Beyond carbon, the ocean is also the planet’s primary heat sink. Water has a much higher heat capacity than air, meaning it can absorb and store a tremendous amount of heat without experiencing significant temperature changes itself. Over 90% of the excess heat generated by anthropogenic greenhouse gas emissions since the 1970s has been absorbed by the ocean. This immense thermal buffering mitigates the warming of the atmosphere and land surfaces, making life on Earth habitable.

However, heat absorption isn’t a static process. The ocean’s complex system of currents, often referred to as the global heat conveyor belt (specifically the thermohaline circulation), distributes this heat around the planet. Warm surface currents move heat from the equator towards the poles, while cold deep currents transport cooler water back towards the equator. This continuous global circulation moderates regional climates, influencing everything from the mild winters of Western Europe (thanks to the Gulf Stream and North Atlantic Current) to the distribution of marine species worldwide. Disruptions to these crucial currents, potentially caused by melting ice sheets altering ocean salinity and density, could have profound and unpredictable effects on global climate patterns.

The Ocean’s Influence on Global Weather and Climate Extremes

The ocean’s surface temperature strongly influences atmospheric circulation and precipitation patterns, playing a critical role in shaping regional weather and climate. Phenomena like El Niño and La Niña, driven by variations in sea surface temperatures in the tropical Pacific, demonstrate this profound connection.

El Niño events, characterized by warmer-than-average sea surface temperatures, can lead to increased rainfall in some regions and droughts in others, significantly altering global weather patterns.
La Niña events, marked by cooler-than-average temperatures, often bring opposite effects, influencing monsoons, hurricane activity, and temperature extremes across continents.

Beyond these well-known cycles, ocean evaporation fuels the entire hydrological cycle, contributing to cloud formation and precipitation globally. A warming ocean can intensify tropical storms and hurricanes, providing them with more energy and moisture, leading to more extreme rainfall and damaging winds.
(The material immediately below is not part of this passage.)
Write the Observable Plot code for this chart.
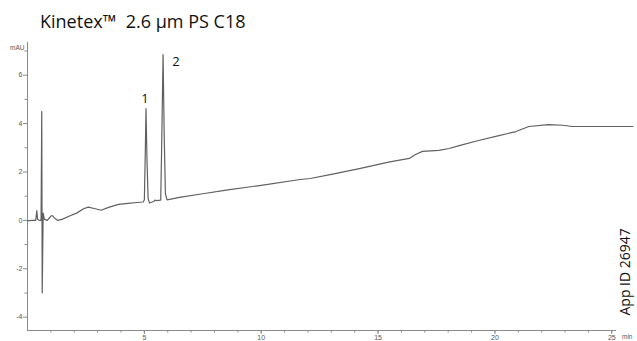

The interaction between ocean temperatures, currents, and atmospheric conditions creates a complex web that defines our planet’s climate.
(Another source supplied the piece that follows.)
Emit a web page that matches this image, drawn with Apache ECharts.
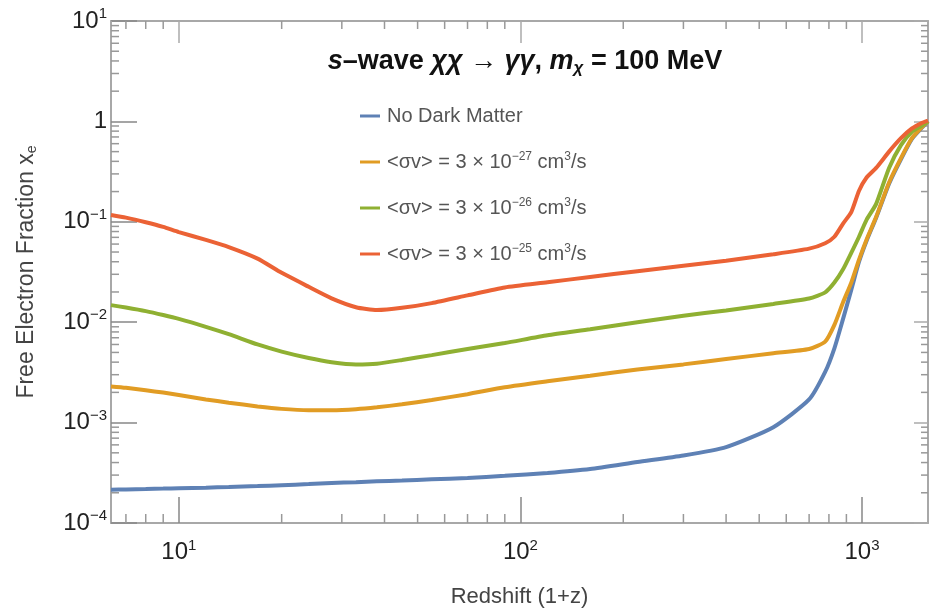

Protecting Our Planet’s Regulator

The immense services provided by the ocean as a climate regulator are under unprecedented threat. Rising temperatures are causing thermal expansion of seawater, contributing to sea-level rise. Ocean acidification jeopardizes marine food webs. Pollution, overfishing, and habitat destruction further weaken the resilience of marine ecosystems, reducing their capacity to provide these vital services.
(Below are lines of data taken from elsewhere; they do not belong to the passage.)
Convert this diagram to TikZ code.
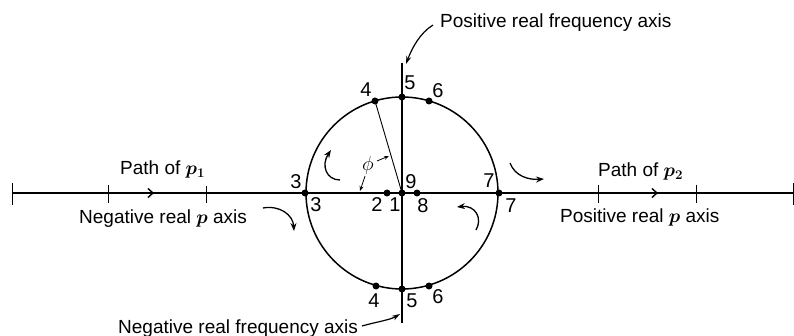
\documentclass[tikz,border=0pt]{standalone}
\usepackage{fix-cm}
\usepackage{fontspec}
\setmainfont{Liberation Sans}
\usetikzlibrary{arrows.meta}
\begin{document}
\begin{tikzpicture}[x=1pt,y=-1pt,
  axisline/.style={line width=1.7pt},
  circline/.style={line width=1.5pt},
  thinline/.style={line width=0.9pt},
  tickline/.style={line width=0.9pt},
  dotpt/.style={circle,fill=black,inner sep=0pt,minimum size=7pt},
  numlab/.style={font=\fontsize{20}{22}\selectfont,inner sep=0pt},
  txtlab/.style={font=\fontsize{19}{22}\selectfont\boldmath,inner sep=0pt,anchor=base west},
  curvearr/.style={line width=1.3pt,-{Stealth[length=8pt,width=6pt]}},
  smallarr/.style={line width=0.8pt,-{Stealth[length=5pt,width=4pt]}},
  barbarr/.style={line width=1.5pt,-{Straight Barb[length=5pt,width=9pt,line width=1.4pt]}}
]
\useasboundingbox (0,0) rectangle (794,336);

% axes
\coordinate (L) at (12,193);
\coordinate (R) at (793,193);
\coordinate (T) at (402,63);
\coordinate (B) at (402,323);
\coordinate (O) at (402,193);
\draw[axisline] (L) -- (R);
\draw[axisline] (T) -- (B);

% ticks
\foreach \tx/\ta/\tb in {12/183/205,108/185/203,206/186/203,598/185/203,696/185/203,793/183/205}
  \draw[tickline] (\tx,\ta) -- (\tx,\tb);

% path arrows on axis
\coordinate (pa1) at (138,193);
\coordinate (pb1) at (154,193);
\coordinate (pa2) at (642,193);
\coordinate (pb2) at (658,193);
\draw[barbarr] (pa1) -- (pb1);
\draw[barbarr] (pa2) -- (pb2);

% circle
\draw[circline] (O) circle (96pt);

% points
\node[dotpt] (c3) at (305,193) {};
\node[dotpt] (c2) at (387,193) {};
\node[dotpt] (c1) at (402,193) {};
\node[dotpt] (c8) at (417,193) {};
\node[dotpt] (c7) at (499,193) {};
\node[dotpt] (t4) at (375,101) {};
\node[dotpt] (t5) at (402,97) {};
\node[dotpt] (t6) at (429,101) {};
\node[dotpt] (b4) at (376,286) {};
\node[dotpt] (b5) at (402,289) {};
\node[dotpt] (b6) at (429,286) {};

% radial line
\draw[thinline] (t4.center) -- (c1.center);

% number labels
\node[numlab] (l3a) at (296,182) {3};
\node[numlab] (l3b) at (316,205) {3};
\node[numlab] (l2) at (377,205) {2};
\node[numlab] (l1) at (395,205) {1};
\node[numlab] (l9) at (411,182) {9};
\node[numlab] (l8) at (423,206) {8};
\node[numlab] (l7a) at (489,181) {7};
\node[numlab] (l7b) at (511,206) {7};
\node[numlab] (lt4) at (366,90) {4};
\node[numlab] (lt5) at (410,83) {5};
\node[numlab] (lt6) at (438,91) {6};
\node[numlab] (lb4) at (374,301) {4};
\node[numlab] (lb5) at (412,301) {5};
\node[numlab] (lb6) at (438,297) {6};

% phi
\node[inner sep=0pt,font=\fontsize{20}{22}\selectfont] (phi) at (368,166) {$\phi$};
\coordinate (ph1) at (377,161);
\coordinate (ph1e) at (389,156);
\coordinate (ph2) at (365,176);
\coordinate (ph2e) at (360,191);
\draw[smallarr] (ph1) -- (ph1e);
\draw[smallarr] (ph2) -- (ph2e);

% text labels
\node[txtlab] (pfa) at (440,28) {Positive real frequency axis};
\node[txtlab] (nfa) at (118,333) {Negative real frequency axis};
\node[txtlab] (pp1) at (120,175) {Path of $p_1$};
\node[txtlab] (nra) at (79,224) {Negative real $p$ axis};
\node[txtlab] (pp2) at (598,177) {Path of $p_2$};
\node[txtlab] (pra) at (560,223) {Positive real $p$ axis};

% label arrows
\coordinate (pfs) at (433,25);
\coordinate (pfe) at (406,64);
\draw[line width=1.2pt,-{Stealth[length=8pt,width=5pt]}] (pfs) .. controls (420,33) and (412,48) .. (pfe);
\coordinate (nfs) at (362,326);
\coordinate (nfe) at (400,314);
\draw[line width=1.2pt,-{Stealth[length=8pt,width=5pt]}] (nfs) .. controls (376,322) and (390,320) .. (nfe);

% rotation arrows
\coordinate (a1s) at (340,180);
\coordinate (a1e) at (331,150);
\draw[curvearr] (a1s) .. controls (326,180) and (321,165) .. (a1e);
\coordinate (a2s) at (263,208);
\coordinate (a2e) at (294,231);
\draw[curvearr] (a2s) .. controls (280,205) and (293,215) .. (a2e);
\coordinate (a3s) at (510,163);
\coordinate (a3e) at (544,179);
\draw[curvearr] (a3s) .. controls (515,176) and (528,180) .. (a3e);
\coordinate (a4s) at (476,230);
\coordinate (a4e) at (457,207);
\draw[curvearr] (a4s) .. controls (483,218) and (475,205) .. (a4e);
\end{tikzpicture}
\end{document}
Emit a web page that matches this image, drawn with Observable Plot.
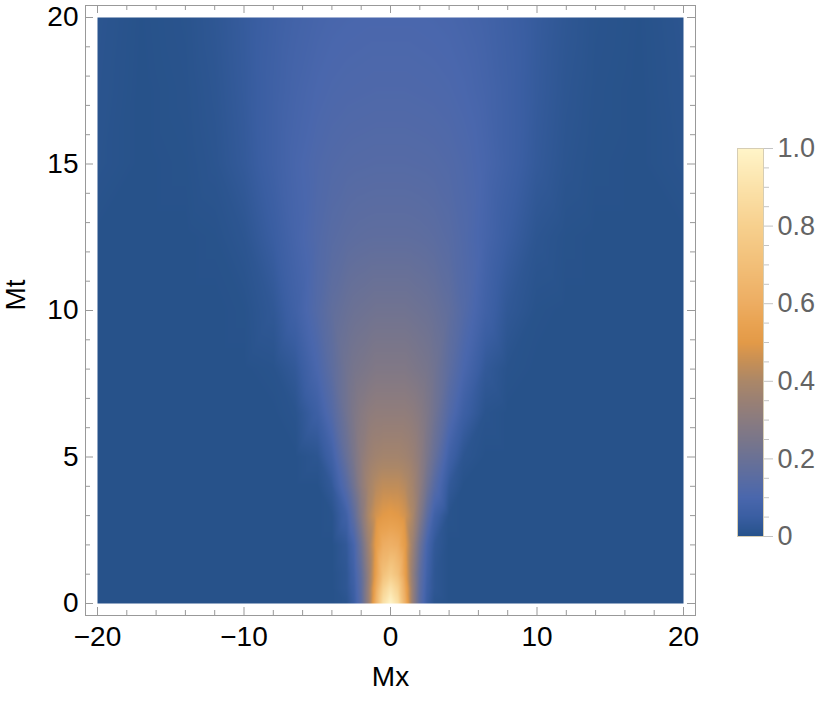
<!DOCTYPE html>
<html>
<head>
<meta charset="utf-8">
<script src="https://cdn.jsdelivr.net/npm/d3@7"></script>
<script src="https://cdn.jsdelivr.net/npm/@observablehq/plot@0.6"></script>
<style>
html, body { margin: 0; padding: 0; background: #fff; }
#chart { position: relative; width: 817px; height: 701px; }
#main { position: absolute; left: 0; top: 0; }
#legend { position: absolute; left: 737px; top: 140px; }
</style>
</head>
<body>
<div id="chart"><div id="main"></div><div id="legend"></div></div>
<script>
// Sample positions (Mx columns, Mt rows) and density values
const xs = [-20,-17,-14,-12,-10,-8,-6.5,-5,-4,-3,-2.5,-2,-1.5,-1,-0.5,0,0.5,1,1.5,2,2.5,3,4,5,6.5,8,10,12,14,17,20];
const ts = [0,0.5,1,2,3,4,5,6.5,8,10,12.5,15,17.5,20];
const density = [
  [0,0,0,0,0,0,0,0,0,0.01,0.05,0.15,0.34,0.62,0.89,1.00,0.89,0.62,0.34,0.15,0.05,0.01,0,0,0,0,0,0,0,0,0],
  [0,0,0,0,0,0,0,0,0,0.02,0.06,0.16,0.34,0.58,0.81,0.90,0.81,0.58,0.34,0.16,0.06,0.02,0,0,0,0,0,0,0,0,0],
  [0,0,0,0,0,0,0,0,0,0.02,0.07,0.17,0.33,0.53,0.71,0.78,0.71,0.53,0.33,0.17,0.07,0.02,0,0,0,0,0,0,0,0,0],
  [0,0,0,0,0,0,0,0,0,0.03,0.09,0.21,0.36,0.51,0.60,0.62,0.60,0.51,0.36,0.21,0.09,0.03,0,0,0,0,0,0,0,0,0],
  [0,0,0,0,0,0,0,0,0.005,0.07,0.16,0.28,0.40,0.47,0.50,0.51,0.50,0.47,0.40,0.28,0.16,0.07,0.005,0,0,0,0,0,0,0,0],
  [0,0,0,0,0,0,0,0,0.03,0.14,0.22,0.31,0.38,0.42,0.44,0.44,0.44,0.42,0.38,0.31,0.22,0.14,0.03,0,0,0,0,0,0,0,0],
  [0,0,0,0,0,0,0,0.014,0.07,0.19,0.25,0.31,0.35,0.37,0.38,0.38,0.38,0.37,0.35,0.31,0.25,0.19,0.07,0.014,0,0,0,0,0,0,0],
  [0,0,0,0,0,0,0.008,0.06,0.13,0.22,0.26,0.29,0.31,0.32,0.32,0.32,0.32,0.32,0.31,0.29,0.26,0.22,0.13,0.06,0.008,0,0,0,0,0,0],
  [0,0,0,0,0,0.005,0.03,0.10,0.16,0.22,0.24,0.25,0.26,0.27,0.27,0.27,0.27,0.27,0.26,0.25,0.24,0.22,0.16,0.10,0.03,0.005,0,0,0,0,0],
  [0,0,0,0,0.003,0.025,0.07,0.13,0.17,0.195,0.205,0.21,0.215,0.22,0.22,0.22,0.22,0.22,0.215,0.21,0.205,0.195,0.17,0.13,0.07,0.025,0.003,0,0,0,0],
  [0,0,0,0.003,0.015,0.05,0.087,0.122,0.142,0.155,0.159,0.162,0.164,0.165,0.165,0.165,0.165,0.165,0.164,0.162,0.159,0.155,0.142,0.122,0.087,0.05,0.015,0.003,0,0,0],
  [0.008,0,0.003,0.012,0.033,0.066,0.093,0.114,0.124,0.13,0.132,0.133,0.134,0.135,0.135,0.135,0.135,0.135,0.134,0.133,0.132,0.13,0.124,0.114,0.093,0.066,0.033,0.012,0.003,0,0.008],
  [0.01,0,0.005,0.016,0.037,0.065,0.085,0.1,0.107,0.111,0.112,0.113,0.114,0.115,0.115,0.115,0.115,0.115,0.114,0.113,0.112,0.111,0.107,0.1,0.085,0.065,0.037,0.016,0.005,0,0.01],
  [0.012,0.001,0.007,0.02,0.039,0.061,0.077,0.088,0.094,0.097,0.098,0.099,0.1,0.1,0.1,0.1,0.1,0.1,0.1,0.099,0.098,0.097,0.094,0.088,0.077,0.061,0.039,0.02,0.007,0.001,0.012]
];

// Tick values
const xMajor = [-20,-10,0,10,20];
const xMinor = [-18,-16,-14,-12,-8,-6,-4,-2,2,4,6,8,12,14,16,18];
const yMajor = [0,5,10,15,20];
const yMinor = [1,2,3,4,6,7,8,9,11,12,13,14,16,17,18,19];
const legendMajor = [0,0.2,0.4,0.6,0.8,1];
const legendMinor = [0.05,0.1,0.15,0.25,0.3,0.35,0.45,0.5,0.55,0.65,0.7,0.75,0.85,0.9,0.95];

// Colour gradient stops
const colorStops = [0,0.05,0.1,0.15,0.2,0.25,0.3,0.35,0.4,0.45,0.5,0.55,0.6,0.7,0.8,0.9,1];
const colorRange = ["#27528a","#3a5ea2","#4a67ad","#5a6ca2","#6a7196","#7a768a","#8a7b80","#9a8074","#ab8768","#c68f56","#e39a48","#e9a352","#edad62","#f2bf78","#f7d08e","#fbe2aa","#fff5c9"];

const points = ts.flatMap((t, i) => xs.map((x, j) => ({x, t, v: density[i][j]})));

const color = {type: "linear", domain: colorStops, range: colorRange, interpolate: "rgb", clamp: true};
const font = "'Liberation Sans', Arial, Helvetica, sans-serif";
const tickColor = "#999";
const minus = d => d < 0 ? "\u2212" + (-d) : String(d);

const main = Plot.plot({
  width: 817, height: 701,
  marginLeft: 85, marginRight: 122, marginTop: 5, marginBottom: 86,
  x: {domain: [-20, 20], inset: 12},
  y: {domain: [0, 20], inset: 12},
  color,
  style: {fontFamily: font, fontSize: "28px", background: "white", color: "black"},
  marks: [
    Plot.raster(points, {x: "x", y: "t", fill: "v", x1: -20, x2: 20, y1: 0, y2: 20, interpolate: "barycentric"}),
    Plot.frame({stroke: tickColor}),
    Plot.tickX(xMajor, {x: d => d, insetTop: 602, stroke: tickColor}),
    Plot.tickX(xMajor, {x: d => d, insetBottom: 602, stroke: tickColor}),
    Plot.tickX(xMinor, {x: d => d, insetTop: 605, stroke: tickColor}),
    Plot.tickX(xMinor, {x: d => d, insetBottom: 605, stroke: tickColor}),
    Plot.tickY(yMajor, {y: d => d, insetRight: 602, stroke: tickColor}),
    Plot.tickY(yMajor, {y: d => d, insetLeft: 602, stroke: tickColor}),
    Plot.tickY(yMinor, {y: d => d, insetRight: 605, stroke: tickColor}),
    Plot.tickY(yMinor, {y: d => d, insetLeft: 605, stroke: tickColor}),
    Plot.axisX({ticks: xMajor, tickSize: 0, tickPadding: 11, tickFormat: minus, fontSize: 28, fill: "black", label: null}),
    Plot.axisY({ticks: yMajor, tickSize: 0, tickPadding: 7, tickFormat: minus, fontSize: 28, fill: "black", label: null}),
    Plot.text(["Mx"], {frameAnchor: "bottom", dy: 70, fontSize: 28, fill: "black"}),
    Plot.text(["Mt"], {frameAnchor: "left", dx: -69, rotate: -90, fontSize: 28, fill: "black"})
  ]
});
document.getElementById("main").append(main);

const legend = Plot.plot({
  width: 80, height: 404,
  marginLeft: 0, marginRight: 54, marginTop: 8, marginBottom: 8,
  x: {domain: [0, 1], axis: null},
  y: {domain: [0, 1]},
  color,
  style: {fontFamily: font, fontSize: "27px", background: "transparent", overflow: "visible"},
  marks: [
    Plot.raster({x1: 0, x2: 1, y1: 0, y2: 1, fill: (x, y) => y}),
    Plot.frame({stroke: "#d6cdb4"}),
    Plot.axisY({anchor: "right", ticks: legendMinor, tickSize: 5, tickFormat: () => "", stroke: "#c4c4c4", label: null}),
    Plot.axisY({anchor: "right", ticks: legendMajor, tickSize: 9, tickPadding: 5, tickFormat: d => d === 0 ? "0" : d.toFixed(1), fill: "#646464", stroke: "#c4c4c4", fontSize: 27, label: null})
  ]
});
document.getElementById("legend").append(legend);
</script>
</body>
</html>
Recognizing the ocean’s role is not just about understanding a scientific phenomenon; it’s about acknowledging its fundamental importance to our survival and quality of life. Protecting the ocean means mitigating climate change through drastic reductions in greenhouse gas emissions. It means preventing pollution, establishing marine protected areas, and implementing sustainable fishing practices. The health of the ocean is inextricably linked to the health of our planet and, by extension, to the future of humanity. By safeguarding this majestic and powerful regulator, we secure a more stable, healthy, and resilient world for generations to come.